Recognizing that no part of a constitution is self-enforcing, John C. Calhoun offered the means by which the minority party—for example, blue states under Trump or red states under Obama—could enforce the constitutional restrictions on the federal government and thereby protect its rights against an aggressive majority.  He designated it a “concurrent majority” by which each party is allowed a negative, within their specific state, on the acts of the other.


The concurrent majority is…to give to each interest or portion of the community a negative on the others. It is this mutual negative among its various conflicting   interests, which invests each with the power of protecting itself—and places the rights and safety of each, where only they can be securely placed, under its own     guardianship.[3]

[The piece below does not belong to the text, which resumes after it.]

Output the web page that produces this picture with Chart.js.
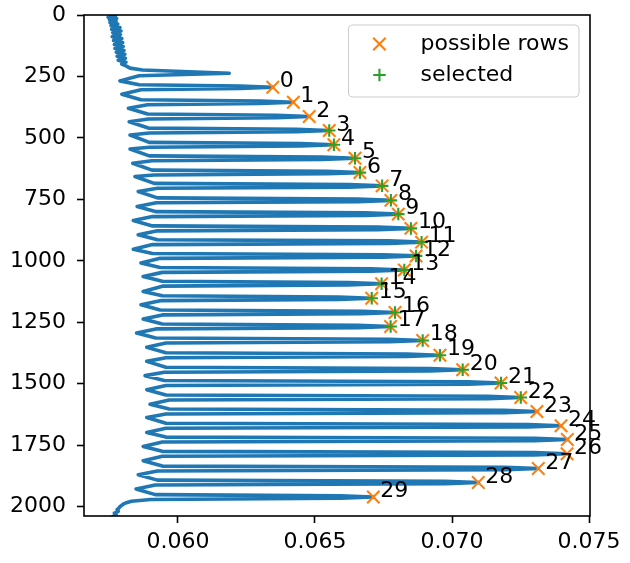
<!DOCTYPE html>
<html>
<head>
<meta charset="utf-8">
<script src="https://cdn.jsdelivr.net/npm/chart.js@4.4.0/dist/chart.umd.min.js"></script>
<style>
  html, body { margin: 0; padding: 0; background: #fff; }
  #wrap { width: 630px; height: 563px; }
</style>
</head>
<body>
<div id="wrap"><canvas id="rowChart" width="630" height="563"></canvas></div>
<script>
// row profile: image row (y) against mean value (x)
var profileRows = [
    0, 4, 9, 14, 19, 25, 31, 37, 44, 51, 58, 65, 72, 80, 88, 96,
    104, 112, 120, 128, 136, 144, 152, 160, 168, 176, 184, 192, 200, 208, 216, 224,
    237, 247,
    268, 284, 289, 294, 299, 304,
    322, 345, 350, 355, 360, 365,
    379, 403, 408, 413, 418, 423,
    434, 460, 465, 470, 475, 480,
    488, 518, 523, 528, 533, 538,
    545, 573, 578, 583, 588, 593,
    603, 631, 636, 641, 646, 651,
    657, 685, 690, 695, 700, 705,
    718, 744, 749, 754, 759, 764,
    779, 800, 805, 810, 815, 820,
    836, 858, 863, 868, 873, 878,
    894, 914, 919, 924, 929, 934,
    953, 970, 975, 980, 985, 990,
    1009, 1027, 1032, 1037, 1042, 1047,
    1064, 1083, 1088, 1093, 1098, 1103,
    1125, 1142, 1147, 1152, 1157, 1162,
    1179, 1200, 1205, 1210, 1215, 1220,
    1237, 1257, 1262, 1267, 1272, 1277,
    1294, 1314, 1319, 1324, 1329, 1334,
    1352, 1374, 1379, 1384, 1389, 1394,
    1409, 1433, 1438, 1443, 1448, 1453,
    1467, 1487, 1492, 1497, 1502, 1507,
    1524, 1546, 1551, 1556, 1561, 1566,
    1583, 1603, 1608, 1613, 1618, 1623,
    1637, 1661, 1666, 1671, 1676, 1681,
    1698, 1717, 1722, 1727, 1732, 1737,
    1755, 1775, 1780, 1785, 1790, 1795,
    1813, 1835, 1840, 1845, 1850, 1855,
    1870, 1892, 1897, 1902, 1907, 1912,
    1928, 1951, 1956, 1961, 1966, 1971,
    1978, 1984, 1990, 1998, 2005, 2012, 2019, 2026, 2033, 2040, 2048
];
var profileVals = [
    0.05748, 0.05772, 0.05745, 0.05776, 0.05750, 0.05774, 0.05752, 0.05780,
    0.05756, 0.05788, 0.05758, 0.05792, 0.05762, 0.05790, 0.05760, 0.05795,
    0.05765, 0.05798, 0.05768, 0.05800, 0.05770, 0.05803, 0.05775, 0.05806,
    0.05778, 0.05808, 0.05782, 0.05810, 0.05795, 0.05812, 0.05825, 0.05870,
    0.06187, 0.05858,
    0.05788, 0.05858, 0.06226, 0.06346, 0.06226, 0.05865,
    0.05795, 0.05865, 0.06301, 0.06421, 0.06301, 0.05889,
    0.05819, 0.05889, 0.06359, 0.06479, 0.06359, 0.05892,
    0.05822, 0.05892, 0.06432, 0.06552, 0.06432, 0.05895,
    0.05825, 0.05895, 0.06449, 0.06569, 0.06449, 0.05895,
    0.05825, 0.05895, 0.06526, 0.06646, 0.06526, 0.05905,
    0.05835, 0.05905, 0.06544, 0.06664, 0.06544, 0.05913,
    0.05843, 0.05913, 0.06625, 0.06745, 0.06625, 0.05925,
    0.05855, 0.05925, 0.06657, 0.06777, 0.06657, 0.05921,
    0.05851, 0.05921, 0.06684, 0.06804, 0.06684, 0.05907,
    0.05837, 0.05907, 0.06730, 0.06850, 0.06730, 0.05925,
    0.05855, 0.05925, 0.06769, 0.06889, 0.06769, 0.05907,
    0.05837, 0.05907, 0.06749, 0.06869, 0.06749, 0.05935,
    0.05865, 0.05935, 0.06706, 0.06826, 0.06706, 0.05943,
    0.05873, 0.05943, 0.06623, 0.06743, 0.06623, 0.05943,
    0.05873, 0.05943, 0.06587, 0.06707, 0.06587, 0.05935,
    0.05865, 0.05935, 0.06672, 0.06792, 0.06672, 0.05943,
    0.05873, 0.05943, 0.06656, 0.06776, 0.06656, 0.05919,
    0.05849, 0.05919, 0.06773, 0.06893, 0.06773, 0.05956,
    0.05886, 0.05956, 0.06836, 0.06956, 0.06836, 0.05956,
    0.05886, 0.05956, 0.06919, 0.07039, 0.06919, 0.05950,
    0.05880, 0.05950, 0.07059, 0.07179, 0.07059, 0.05956,
    0.05886, 0.05956, 0.07131, 0.07251, 0.07131, 0.05968,
    0.05898, 0.05968, 0.07190, 0.07310, 0.07190, 0.05956,
    0.05886, 0.05956, 0.07278, 0.07398, 0.07278, 0.05956,
    0.05886, 0.05956, 0.07301, 0.07421, 0.07301, 0.05943,
    0.05873, 0.05943, 0.07300, 0.07420, 0.07300, 0.05943,
    0.05873, 0.05943, 0.07195, 0.07315, 0.07195, 0.05925,
    0.05855, 0.05925, 0.06976, 0.07096, 0.06976, 0.05917,
    0.05847, 0.05917, 0.06593, 0.06713, 0.06593, 0.05900,
    0.05830, 0.05812, 0.05800, 0.05790, 0.05785, 0.05778, 0.05782, 0.05768, 0.05774, 0.05762, 0.05768
];

// candidate rows (peaks of the profile), numbered 0..29
var peakRows = [294, 355, 413, 470, 528, 583, 641, 695, 754, 810, 868, 924, 980, 1037, 1093,
    1152, 1210, 1267, 1324, 1384, 1443, 1497, 1556, 1613, 1671, 1727, 1785, 1845, 1902, 1961];
var peakVals = [0.06346, 0.06421, 0.06479, 0.06552, 0.06569, 0.06646, 0.06664, 0.06745, 0.06777, 0.06804,
    0.06850, 0.06889, 0.06869, 0.06826, 0.06743, 0.06707, 0.06792, 0.06776, 0.06893, 0.06956,
    0.07039, 0.07179, 0.07251, 0.07310, 0.07398, 0.07421, 0.07420, 0.07315, 0.07096, 0.06713];
var selectedIdx = [3, 4, 5, 6, 7, 8, 9, 10, 11, 12, 13, 14, 15, 16, 17, 18, 19, 20, 21, 22];

var xTicks = [0.060, 0.065, 0.070, 0.075];
var yTicks = [0, 250, 500, 750, 1000, 1250, 1500, 1750, 2000];

var blue = '#1f77b4', orange = '#ff7f0e', green = '#2ca02c';
var fontFam = "'DejaVu Sans', sans-serif";

Chart.defaults.font.family = fontFam;
Chart.defaults.font.size = 22;
Chart.defaults.color = '#000';

var profile = profileVals.map(function (v, i) { return { x: v, y: profileRows[i] }; });
var possible = peakVals.map(function (v, i) { return { x: v, y: peakRows[i] }; });
var selected = selectedIdx.map(function (i) { return { x: peakVals[i], y: peakRows[i] }; });

// frame, peak numbers and legend box
var extras = {
    id: 'extras',
    afterDatasetsDraw: function (chart) {
        var ctx = chart.ctx, xs = chart.scales.x, ys = chart.scales.y;
        ctx.save();
        ctx.fillStyle = '#000';
        ctx.font = '22px ' + fontFam;
        ctx.textAlign = 'left';
        ctx.textBaseline = 'alphabetic';
        for (var i = 0; i < peakRows.length; i++) {
            ctx.fillText(String(i), xs.getPixelForValue(peakVals[i]) + 7, ys.getPixelForValue(peakRows[i]));
        }
        ctx.restore();
    },
    afterDraw: function (chart) {
        var ctx = chart.ctx, a = chart.chartArea;
        ctx.save();
        ctx.strokeStyle = '#000';
        ctx.lineWidth = 1.6;
        ctx.strokeRect(a.left, a.top, a.right - a.left, a.bottom - a.top);

        // legend
        ctx.font = '22px ' + fontFam;
        var labels = [chart.data.datasets[1].label, chart.data.datasets[2].label];
        var tw = Math.max(ctx.measureText(labels[0]).width, ctx.measureText(labels[1]).width);
        var w = tw + 82, h = 72;
        var bx = a.right - 11 - w, by = a.top + 10;
        ctx.beginPath();
        ctx.roundRect(bx, by, w, h, 4);
        ctx.fillStyle = 'rgba(255,255,255,0.8)';
        ctx.fill();
        ctx.strokeStyle = '#cccccc';
        ctx.lineWidth = 1;
        ctx.stroke();

        var mx = bx + 31, r = 6.25;
        ctx.lineWidth = 2.1;
        ctx.strokeStyle = orange;
        ctx.beginPath();
        ctx.moveTo(mx - r, by + 19 - r); ctx.lineTo(mx + r, by + 19 + r);
        ctx.moveTo(mx + r, by + 19 - r); ctx.lineTo(mx - r, by + 19 + r);
        ctx.stroke();
        ctx.strokeStyle = green;
        ctx.beginPath();
        ctx.moveTo(mx - r, by + 50); ctx.lineTo(mx + r, by + 50);
        ctx.moveTo(mx, by + 50 - r); ctx.lineTo(mx, by + 50 + r);
        ctx.stroke();

        ctx.fillStyle = '#000';
        ctx.textAlign = 'left';
        ctx.textBaseline = 'middle';
        ctx.fillText(labels[0], bx + 72, by + 19);
        ctx.fillText(labels[1], bx + 72, by + 50);
        ctx.restore();
    }
};

var ctx = document.getElementById('rowChart').getContext('2d');
var rowChart = new Chart(ctx, {
    type: 'scatter',
    data: {
        datasets: [{
            type: 'line',
            label: 'profile',
            data: profile,
            borderColor: blue,
            backgroundColor: blue,
            borderWidth: 3.6,
            borderJoinStyle: 'round',
            pointRadius: 0,
            tension: 0,
            fill: false,
            order: 3
        }, {
            label: 'possible rows',
            data: possible,
            pointStyle: 'crossRot',
            pointRadius: 8.8,
            borderColor: orange,
            backgroundColor: orange,
            borderWidth: 2.1,
            order: 2
        }, {
            label: 'selected',
            data: selected,
            pointStyle: 'cross',
            pointRadius: 6.25,
            borderColor: green,
            backgroundColor: green,
            borderWidth: 2.1,
            order: 1
        }]
    },
    options: {
        responsive: false,
        animation: false,
        events: [],
        layout: { padding: { left: 0, right: 40, top: 15, bottom: 0 } },
        plugins: { legend: { display: false }, tooltip: { enabled: false } },
        scales: {
            x: {
                type: 'linear',
                min: 0.05657,
                max: 0.075036,
                afterBuildTicks: function (s) { s.ticks = xTicks.map(function (v) { return { value: v }; }); },
                afterFit: function (s) { s.height = 47; s.paddingLeft = 0; s.paddingRight = 0; },
                border: { display: false },
                grid: { drawOnChartArea: false, tickLength: 7, tickWidth: 1.6, tickColor: '#000' },
                ticks: { padding: 6, maxRotation: 0, callback: function (v) { return Number(v).toFixed(3); } }
            },
            y: {
                type: 'linear',
                reverse: true,
                min: 0,
                max: 2038,
                afterBuildTicks: function (s) { s.ticks = yTicks.map(function (v) { return { value: v }; }); },
                afterFit: function (s) { s.width = 84; s.paddingTop = 0; s.paddingBottom = 0; },
                border: { display: false },
                grid: { drawOnChartArea: false, tickLength: 7, tickWidth: 1.6, tickColor: '#000' },
                ticks: { padding: 11, callback: function (v) { return String(v); } }
            }
        }
    },
    plugins: [extras]
});
</script>
</body>
</html>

Without acknowledging it, the contemporary left has used this “concurrent majority” or more appropriately “state nullification” to ignore federal laws within their specific states—primarily as it relates to federal marijuana laws and federal immigration laws. If Roe v. Wade is overturned by a future Federal Supreme Court, these same states will almost certainly nullify any subsequent federal laws restricting abortion—should such federal laws be adopted by Congress. Nullification seems to be all the rage on the left! And now, with Calexit,[4] it seems that the left has suddenly fallen in love with the American principle of secession.

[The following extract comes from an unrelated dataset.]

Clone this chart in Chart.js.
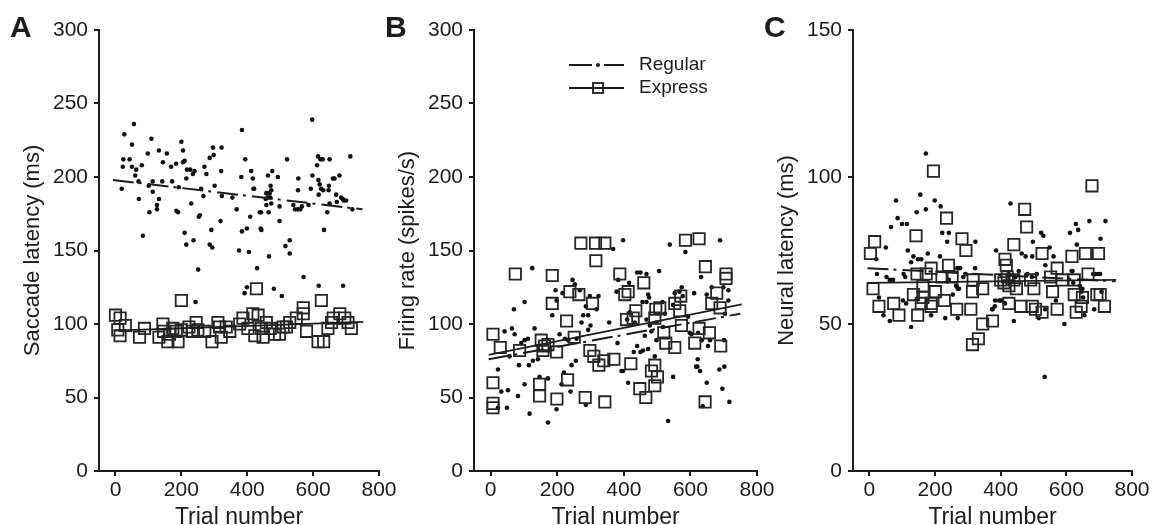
<!DOCTYPE html>
<html>
<head>
<meta charset="utf-8">
<script src="https://cdn.jsdelivr.net/npm/chart.js@4.4.1/dist/chart.umd.min.js"></script>
<style>
  html, body { margin: 0; padding: 0; background: #fff; overflow: hidden; }
  #wrap { position: relative; width: 1153px; height: 525px; overflow: hidden; }
  canvas { position: absolute; top: 0; }
</style>
</head>
<body>
<div id="wrap">
  <canvas id="panelA" width="420" height="545" style="left:0px"></canvas>
  <canvas id="panelB" width="420" height="545" style="left:380px"></canvas>
  <canvas id="panelC" width="393" height="545" style="left:760px"></canvas>
</div>
<script>
// ---- data (trial number, value) ----
const trialTicks = [0, 200, 400, 600, 800];
const latencyTicks = [0, 50, 100, 150, 200, 250, 300];
const neuralTicks = [0, 50, 100, 150];

// A: saccade latency
const saccadeRegular = [
  [56,236],[27,229],[50,222],[24,212],[43,212],[22,207],[50,207],[63,205],[80,208],[60,201],[70,197],[19,192],[71,185],[83,160],
  [109,226],[98,216],[132,218],[156,216],[144,210],[169,207],[184,209],[113,197],[142,197],[101,194],[113,190],[132,185],[126,181],[126,178],[103,176],
  [200,224],[205,218],[205,210],[210,211],[217,205],[227,205],[215,199],[235,202],[240,204],[172,197],[192,193],[185,177],[190,176],[230,182],[210,162],[215,154],[237,157],
  [270,207],[276,202],[286,213],[298,215],[296,220],[322,220],[321,204],[260,192],[267,187],[253,173],[256,174],[301,194],[323,187],[291,164],[319,170],[286,154],[294,152],
  [355,186],[368,178],[384,232],[394,212],[382,200],[412,204],[417,199],[419,192],[421,192],[409,173],[384,163],[399,165],[375,150],[405,149],[443,164],[441,165],
  [463,201],[476,204],[493,200],[471,194],[473,191],[458,189],[462,189],[468,189],[456,185],[462,186],[470,186],[458,181],[473,182],[438,176],[442,176],[465,176],[498,180],[498,170],[466,146],[516,153],[529,157],[529,148],
  [521,212],[555,199],[554,191],[540,181],[545,178],[553,178],[561,178],[566,180],[586,181],[597,239],[615,214],[612,208],[622,212],[629,212],[650,212],[598,201],[593,192],
  [616,198],[620,195],[648,194],[624,192],[631,191],[647,191],[617,188],[660,199],[665,199],[680,201],[670,188],[685,186],[690,185],[693,184],[700,184],[650,182],[672,183],[643,176],[633,164],[713,214],[719,178],
  [251,137],[430,138],[571,132],[617,126],[691,126],[399,125],[392,121],[481,124],[505,119],[243,115]
];
const saccadeExpress = [
  [0,106],[14,104],[7,96],[14,92],[30,99],[73,91],[88,97],[132,91],[144,100],[146,95],[159,88],[164,93],[174,97],[190,88],[184,95],
  [200,116],[200,96],[223,98],[233,95],[245,101],[250,96],[271,95],[293,88],[311,101],[316,98],[321,91],[336,98],[347,95],[377,100],
  [387,104],[402,97],[417,107],[423,92],[433,106],[443,97],[448,91],[428,124],[458,101],[470,97],[483,93],[498,93],[509,98],[519,98],[529,101],
  [549,104],[570,111],[570,107],[580,95],[625,116],[615,88],[632,88],[645,97],[656,101],[661,104],[681,107],[696,104],[706,101],[716,97]
];
const saccadeRegularFitX = [-8, 750];
const saccadeRegularFitY = [198, 178];
const saccadeExpressFitX = [-5, 752];
const saccadeExpressFitY = [95.5, 101.5];

// B: firing rate
const firingRegular = [
  [398,157],[368,151],[125,138],[246,130],[253,127],[268,123],[195,123],[216,121],[298,119],[324,119],[286,112],[318,110],[278,106],[293,106],[300,99],[293,96],[273,101],
  [102,115],[70,110],[185,106],[198,116],[132,97],[64,97],[42,95],[72,93],[102,89],[112,90],[92,87],[207,93],[223,90],[233,89],[258,90],[356,101],[381,87],[393,68],
  [57,78],[85,72],[115,72],[127,75],[142,76],[22,69],[243,72],[256,75],[220,67],[172,63],[147,64],[32,54],[52,55],[102,59],[82,51],[213,59],[240,54],[198,42],[49,43],[22,43],
  [117,39],[172,33],[286,45],[378,122],[383,130],
  [538,154],[585,149],[689,157],[506,136],[440,135],[450,135],[468,134],[416,128],[632,132],[574,125],[567,122],[577,119],[611,121],[649,120],[664,125],[699,125],[714,123],
  [473,120],[476,118],[468,115],[456,115],[516,115],[523,107],[553,121],[548,113],[593,105],[714,116],[704,107],[418,108],[410,103],[433,101],[468,103],[478,99],[498,101],[518,98],
  [483,95],[463,92],[498,89],[598,94],[603,93],[623,94],[634,89],[653,85],[659,89],[701,89],[440,85],[430,81],[458,82],[450,81],[473,83],[493,78],[622,76],[617,71],[621,71],[629,68],
  [687,69],[702,71],[398,68],[548,64],[413,60],[649,60],[696,56],[637,44],[717,47],[533,34]
];
const firingExpress = [
  [271,155],[315,155],[343,155],[316,143],[74,134],[185,133],[388,134],[238,122],[265,120],[306,114],[185,114],[228,102],[7,93],[29,84],[87,82],
  [152,89],[162,85],[172,86],[157,82],[198,81],[251,91],[298,82],[310,78],[325,72],[340,75],[370,76],[7,60],[7,46],[7,43],[147,59],[147,51],[199,49],[231,62],[284,50],[343,47],
  [585,157],[626,158],[645,139],[707,134],[707,131],[679,121],[664,114],[689,111],[571,119],[553,114],[568,109],[573,99],[626,97],[657,94],[613,87],[691,85],[520,94],[526,87],[553,84],
  [460,128],[413,122],[403,120],[436,109],[428,104],[408,103],[496,110],[508,111],[493,104],[421,73],[493,72],[483,68],[501,64],[493,58],[448,56],[466,50],[644,47]
];
const firingRegularFitX = [-6, 750];
const firingRegularFitY = [76, 107];
const firingExpressFitX = [-6, 754];
const firingExpressFitY = [79, 113.4];

// C: neural latency
const neuralRegular = [
  [172,108],[81,92],[155,94],[199,92],[217,90],[430,91],[144,88],[172,89],[86,86],[99,84],[114,84],[66,83],[629,84],[636,82],[670,85],[719,85],[611,81],[523,81],[530,80],[498,78],
  [704,79],[222,81],[242,81],[237,78],[323,78],[50,76],[386,75],[117,75],[178,74],[134,73],[148,72],[158,72],[127,71],[215,73],[21,72],[276,69],[322,69],[104,67],[23,67],[52,66],
  [62,65],[72,65],[286,66],[264,63],[269,62],[254,60],[29,59],[102,58],[112,57],[43,53],[62,51],[188,53],[231,52],[269,52],[127,49],[383,58],[375,55],[395,58],
  [632,77],[549,76],[464,74],[476,73],[496,73],[561,73],[536,70],[619,68],[688,67],[703,67],[455,68],[481,67],[649,62],[400,58],[413,57],[440,51],[594,50],[685,55],[516,52],[655,53],[534,32],
  [109,66],[268,69],[293,67],[242,65],[266,63],[273,62],[374,55],[382,56],[404,58],[424,67],[445,66],[495,66],[510,67],[535,55],[568,58],[616,68],[621,64],[641,63],[646,61],[651,59],
  [682,67],[697,67],[707,61]
];
const neuralExpress = [
  [195,102],[235,86],[142,80],[16,78],[3,74],[282,79],[294,75],[241,70],[188,69],[145,67],[173,67],[221,66],[252,66],[316,65],[11,62],[163,63],[201,61],[134,60],[163,59],[188,57],
  [228,58],[158,57],[314,61],[345,62],[29,56],[74,57],[90,53],[147,53],[188,56],[266,55],[309,55],[345,50],[375,51],[332,45],[314,43],
  [678,97],[473,89],[479,83],[440,77],[526,74],[617,73],[658,74],[698,74],[413,72],[417,70],[572,69],[666,67],[400,65],[420,66],[410,64],[440,65],[491,65],[552,66],[587,65],[624,65],
  [425,63],[448,62],[501,62],[558,61],[693,60],[703,60],[624,60],[649,59],[645,56],[425,57],[461,56],[496,56],[506,55],[526,54],[572,55],[630,54],[716,56]
];
const neuralRegularFitX = [-6, 750];
const neuralRegularFitY = [69, 64.5];
const neuralExpressFitX = [-5, 752];
const neuralExpressFitY = [64, 65];

// ---- drawing ----
const ink = '#1c1c1c';
const family = '"Liberation Sans", Arial, Helvetica, sans-serif';
Chart.defaults.color = ink;
Chart.defaults.font.family = family;

const toPoints = pairs => pairs.map(p => ({x: p[0], y: p[1]}));
const zip = (xs, ys) => xs.map((x, i) => ({x: x, y: ys[i]}));

const panelDecor = {
  id: 'panelDecor',
  afterDraw(chart, args, opts) {
    const {ctx, chartArea} = chart;
    ctx.save();
    ctx.fillStyle = ink;
    ctx.strokeStyle = ink;
    ctx.font = 'bold 30px ' + family;
    ctx.textBaseline = 'alphabetic';
    ctx.fillText(opts.letter, chartArea.left - 89, 37);
    if (opts.legend) {
      const x0 = chartArea.left + 95;
      const y1 = chartArea.top + 35, y2 = chartArea.top + 58;
      ctx.lineWidth = 2;
      ctx.beginPath();
      ctx.moveTo(x0, y1); ctx.lineTo(x0 + 23, y1);
      ctx.moveTo(x0 + 35, y1); ctx.lineTo(x0 + 55, y1);
      ctx.stroke();
      ctx.beginPath(); ctx.arc(x0 + 29, y1, 2, 0, Math.PI * 2); ctx.fill();
      ctx.lineWidth = 1.8;
      ctx.beginPath(); ctx.moveTo(x0, y2); ctx.lineTo(x0 + 55, y2); ctx.stroke();
      ctx.strokeRect(x0 + 24, y2 - 5, 10, 10);
      ctx.font = '19px ' + family;
      ctx.textBaseline = 'middle';
      ctx.fillText('Regular', x0 + 70, y1);
      ctx.fillText('Express', x0 + 70, y2);
    }
    ctx.restore();
  }
};

function makePanel(id, cfg) {
  new Chart(document.getElementById(id), {
    type: 'scatter',
    data: {
      datasets: [
        { data: zip(cfg.regFitX, cfg.regFitY), showLine: true, pointRadius: 0, borderColor: ink, borderWidth: 2, borderDash: [21, 5, 3, 6] },
        { data: zip(cfg.expFitX, cfg.expFitY), showLine: true, pointRadius: 0, borderColor: ink, borderWidth: 1.7 },
        { data: toPoints(cfg.express), pointStyle: 'rect', pointRadius: 8, borderColor: '#262626', borderWidth: 1.8, backgroundColor: 'rgba(0,0,0,0)' },
        { data: toPoints(cfg.regular), pointStyle: 'circle', pointRadius: 2.3, borderWidth: 0, backgroundColor: '#111' }
      ]
    },
    options: {
      responsive: false,
      animation: false,
      events: [],
      layout: { padding: { left: cfg.padLeft, right: cfg.padRight, top: 30, bottom: 0 } },
      plugins: {
        legend: { display: false },
        tooltip: { enabled: false },
        panelDecor: { letter: cfg.letter, legend: cfg.legend }
      },
      scales: {
        x: {
          type: 'linear', min: -50, max: 800,
          afterBuildTicks: s => { s.ticks = trialTicks.map(v => ({value: v})); },
          afterFit: s => { s.height = 74; },
          border: { display: true, color: ink, width: 2 },
          grid: { display: true, drawOnChartArea: false, drawTicks: true, tickLength: 5, color: ink, lineWidth: 2 },
          ticks: { font: { size: 21 }, color: ink, padding: 2, maxRotation: 0, autoSkip: false },
          title: { display: true, text: 'Trial number', font: { size: 23 }, color: ink, padding: { top: 0, bottom: 14 } }
        },
        y: {
          type: 'linear', min: 0, max: cfg.yMax,
          afterBuildTicks: s => { s.ticks = cfg.yTicks.map(v => ({value: v})); },
          afterFit: s => { s.width = 82; },
          border: { display: true, color: ink, width: 2 },
          grid: { display: true, drawOnChartArea: false, drawTicks: true, tickLength: 5, color: ink, lineWidth: 2 },
          ticks: { font: { size: 21 }, color: ink, padding: 6, autoSkip: false },
          title: { display: true, text: cfg.yTitle, font: { size: 22 }, color: ink, padding: { top: 3, bottom: 0 } }
        }
      }
    },
    plugins: [panelDecor]
  });
}

makePanel('panelA', {
  letter: 'A', legend: false, padLeft: 17, padRight: 41, yMax: 300, yTicks: latencyTicks, yTitle: 'Saccade latency (ms)',
  regular: saccadeRegular, express: saccadeExpress,
  regFitX: saccadeRegularFitX, regFitY: saccadeRegularFitY, expFitX: saccadeExpressFitX, expFitY: saccadeExpressFitY
});
makePanel('panelB', {
  letter: 'B', legend: true, padLeft: 12, padRight: 43, yMax: 300, yTicks: latencyTicks, yTitle: 'Firing rate (spikes/s)',
  regular: firingRegular, express: firingExpress,
  regFitX: firingRegularFitX, regFitY: firingRegularFitY, expFitX: firingExpressFitX, expFitY: firingExpressFitY
});
makePanel('panelC', {
  letter: 'C', legend: false, padLeft: 11, padRight: 21, yMax: 150, yTicks: neuralTicks, yTitle: 'Neural latency (ms)',
  regular: neuralRegular, express: neuralExpress,
  regFitX: neuralRegularFitX, regFitY: neuralRegularFitY, expFitX: neuralExpressFitX, expFitY: neuralExpressFitY
});
</script>
</body>
</html>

As former President Jefferson Davis (C.S.A.) explained nullification and secession are different in application, but both principles are based upon the fact of State Sovereignty. Nullification is a constitutional technique used to maintain the Union when opposing interests within the Republic of Sovereign States come into irreconcilable conflict. Secession is the assertion of the inalienable right of a people to change their government whenever the existing government ceases to protect the interests of the people within a given political society.[5] Secession is used to maintain liberty and freedom of an oppressed people. Secession in the United States is based firmly upon principles announced in the 1776 Joint Declaration of Independence—when the British colonies in North America declared their individual independence by seceding from the indivisible British Empire. In so doing, each became a Sovereign State. As the Declaration of Independence explained to the world, they became, “…Free and independent States….” Note: they became sovereign states—plural—not an independent state—singular—not an aggregate of peoples united together under one supreme government. Calexit is an attempt to renew the American principle of secession as declared in the Declaration of Independence. The principle or right of secession may be suppressed by the application of bloody bayonets, but the principle of self-determination and self-government is an inalienable right and therefore can never be destroyed. Rivers of blood may be drawn to suppress this precious right, but it cannot drown this inalienable right. As Jefferson Davis noted, “The alternative to secession is coercion.” [6] But even the coercion of massed, bloody, Yankee bayonets cannot extinguish an inalienable right! The right remains, and even Yankees in modern day California may claim it. The right of self-determination is not a Southern thing, it is a universal human right.